Step 6: Clean Up After Recovery
Once you’ve recovered your data, clean up the resources:
rm /var/lib/rancher/rke2/agent/pod-manifests/longhorn-recovery.yaml
After removing the manifest file, RKE2 will automatically stop the static pod, and the block device will disappear. You should also unmount the filesystem before this happens:
umount /mnt/longhorn
Best Practice: Always mount Longhorn recovery volumes as read-only (
-o ro
) to prevent accidental data corruption.

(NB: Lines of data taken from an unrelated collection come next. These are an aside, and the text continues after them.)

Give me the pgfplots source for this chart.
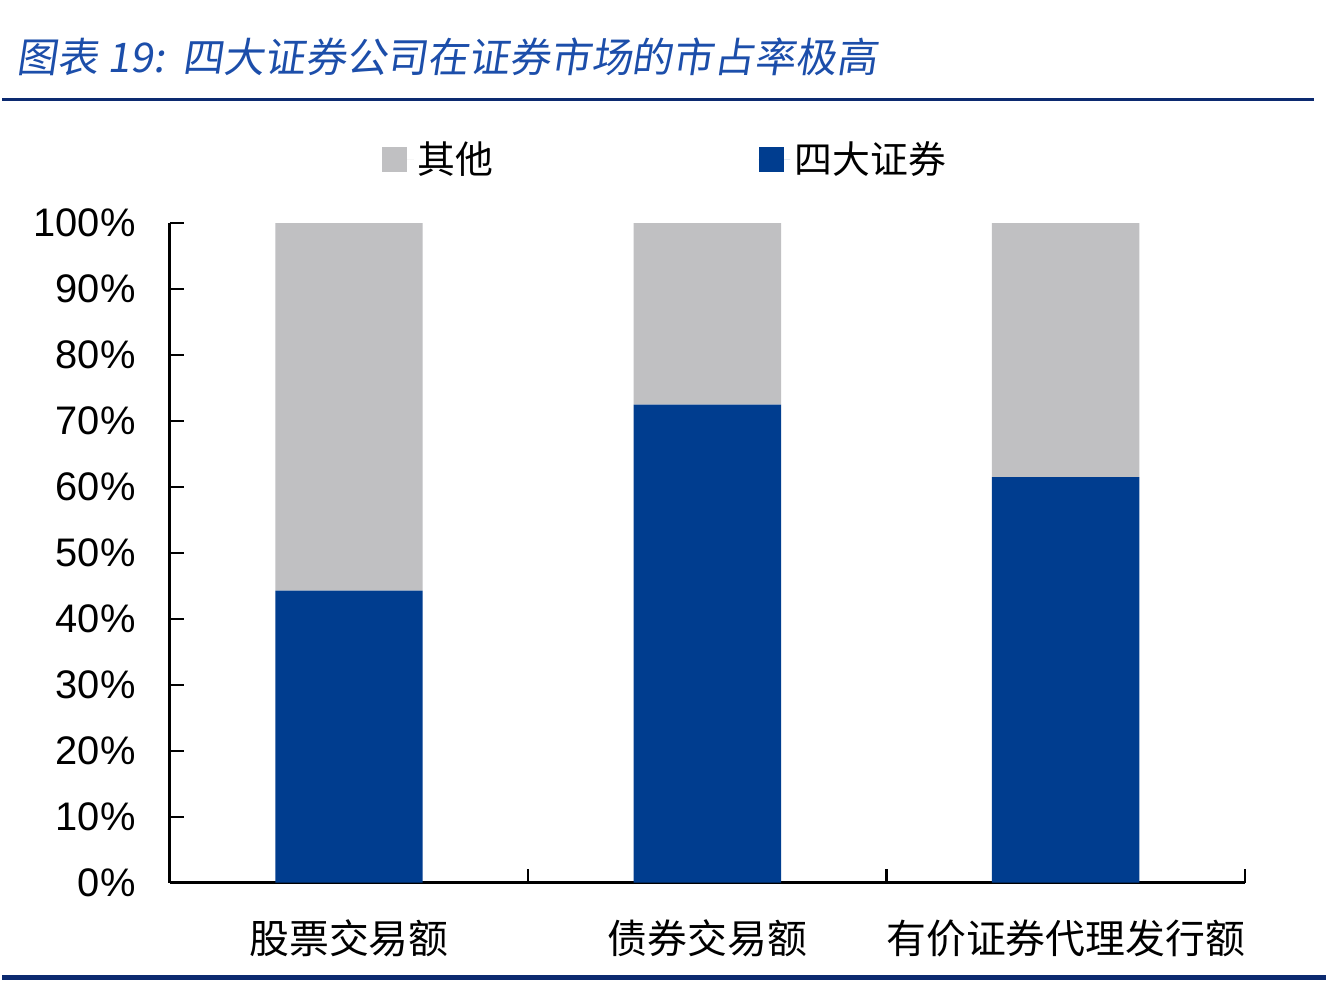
\documentclass[border=0pt]{standalone}
\usepackage{fontspec}
\setmainfont{Liberation Sans}
\newfontfamily\cjk{Noto Sans CJK SC}
\newfontfamily\cjkit[FakeSlant=0.15]{Noto Sans CJK SC}
\usepackage{pgfplots}
\pgfplotsset{compat=1.18}
\definecolor{barblue}{RGB}{0,61,143}
\definecolor{bargray}{RGB}{192,192,194}
\definecolor{titleblue}{RGB}{28,78,170}
\definecolor{lineblue}{RGB}{12,42,112}

\begin{document}
\begin{tikzpicture}[x=1pt,y=1pt]
% canvas 1328x984 px at 0.5pt per px
\path[fill=white] (0,0) rectangle (664,492);
\node[anchor=west, inner sep=0pt, text=titleblue, font=\cjkit\fontsize{20.5}{24}\selectfont] at (7,463.5) {图表 19:\ \ 四大证券公司在证券市场的市占率极高};
\draw[lineblue, line width=1.5pt] (0,442) -- (658,442);
\draw[lineblue, line width=2.5pt] (0,1.5) -- (664,1.5);

\begin{axis}[
    at={(84pt,49pt)}, anchor=south west,
    scale only axis, width=539.5pt, height=331pt,
    ybar stacked, bar width=74pt,
    xmin=-0.5, xmax=2.5, ymin=0, ymax=100,
    axis x line*=bottom, axis y line*=left,
    axis line style={line width=1.5pt, -},
    xtick={-0.5,0.5,1.5,2.5},
    x tick label as interval,
    xticklabels={股票交易额,债券交易额,有价证券代理发行额},
    ytick={0,10,...,100},
    yticklabel={\pgfmathprintnumber[assume math mode=true]{\tick}\%},
    tick align=inside,
    major tick length=7pt,
    tick style={line width=1.2pt, black},
    yticklabel style={font=\fontsize{20}{22}\selectfont, inner sep=0pt, xshift=-17pt},
    xticklabel style={font=\cjk\fontsize{20}{22}\selectfont, inner sep=0pt, yshift=-18.5pt},
    reverse legend,
    legend style={at={(0.4615,1.097)}, anchor=center, draw=none, fill=none,
        legend columns=2, font=\cjk\fontsize{19}{21}\selectfont,
        /tikz/every even column/.append style={column sep=131pt}},
    legend image code/.code={\fill[#1] (0pt,-6.25pt) rectangle (12.5pt,6.25pt);
        \path (0pt,0pt) -- (16pt,0pt);},
]
\addplot[fill=barblue, draw=none] coordinates {(0,44.3) (1,72.5) (2,61.5)};
\addplot[fill=bargray, draw=none] coordinates {(0,55.7) (1,27.5) (2,38.5)};
\legend{四大证券,其他}
\end{axis}
\end{tikzpicture}
\end{document}
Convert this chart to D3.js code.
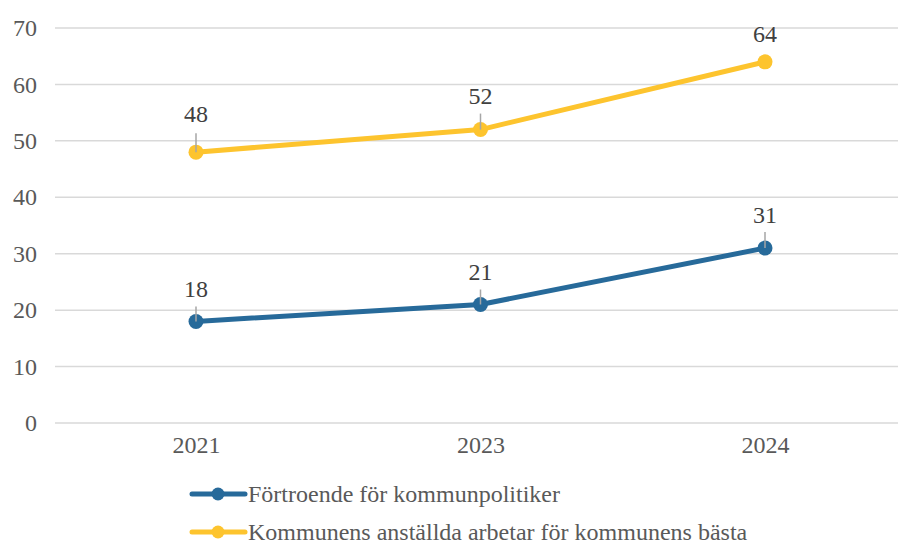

Any writes to an isolated replica could cause data inconsistencies if you later restore the Longhorn system.
Troubleshooting Common Issues
Block Device Doesn’t Appear
If the /dev/longhorn/<volume-name>
device doesn’t appear:
- Check the pod logs for errors using the crictl commands from Step 4
- Verify that the replica path and volume size match exactly with the metadata
- Ensure the Longhorn engine image version is compatible with your volume format
Mount Operation Fails
If you encounter filesystem errors when mounting:
- The filesystem might be corrupted within the volume
- Try using filesystem recovery tools like
fsck
before mounting - Consider using data recovery tools on the raw block device
Related Resources
- Understanding Longhorn Replicas in RKE2
- RKE2 Disaster Recovery Strategies
- Backup Kubernetes Cluster to AWS S3 with Velero
Conclusion
This emergency recovery technique provides a reliable method to access your data from a Longhorn volume even when the entire Kubernetes control plane or Longhorn system is unavailable. By leveraging RKE2’s static pod capability, you can temporarily bring up just enough of the Longhorn engine to access your volume data without requiring the full orchestration system.
While this method is intended for emergency recovery scenarios, understanding the underlying structure of Longhorn volumes gives you a powerful option for data recovery. Remember to perform regular backups using Longhorn’s built-in snapshot and backup features to minimize the need for such emergency measures in the future.